Kutipan sloka di atas menjelaksan bahwa setiap makhluk hidup diresapi oleh zat yang disebut ātmān. Karena dalam diri makhluk hidup terdapat ātmān, semua kegiatan yang dilakukan, ātmān menjadi saksinya. Jivatman adalah ātmān yang telah masuk kedalam tubuh (wadah), memberikan kekuatan dan hidup. Dan apabila mati ātmān akan keluar daru tubuh (wadah) dan disebut Roh.

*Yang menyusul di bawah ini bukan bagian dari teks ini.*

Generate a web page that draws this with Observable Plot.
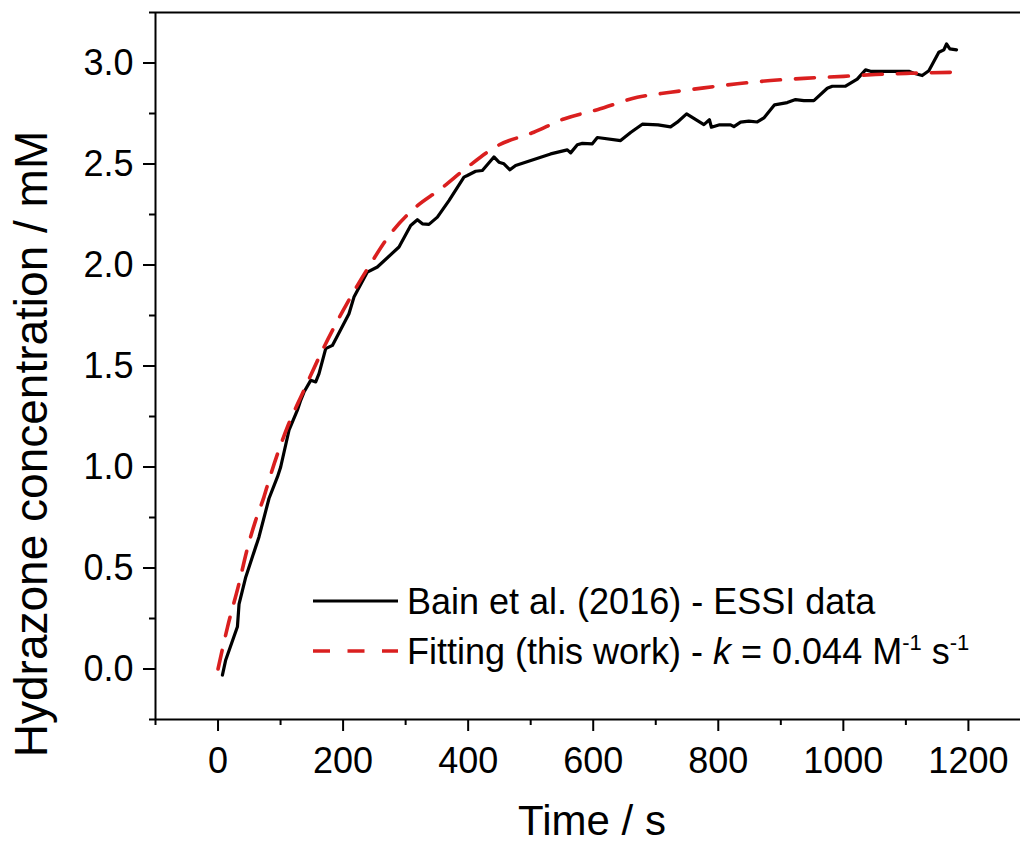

Ātmān merupakan bagian dari Sang Hyang Widhi. Bila Tuhan diibaratkan lautan maka ātmān hanyalah setitik uap embun dari uap airnya. Bila Tuhan diibaratkan matahari maka ātmān itu merupakan percikan terkecil dari sinarnya. Demikianlah Tuhan asal ātmān sehingga Ia diberi gelar Paramatman yaitu ātmān tertinggi. ātmān berasal dari Tuhan maka pada akhirnya ātmān kembali kepadanya. Seperti halnya setitik uap air laut yang kembali kelaut saat hujan turun.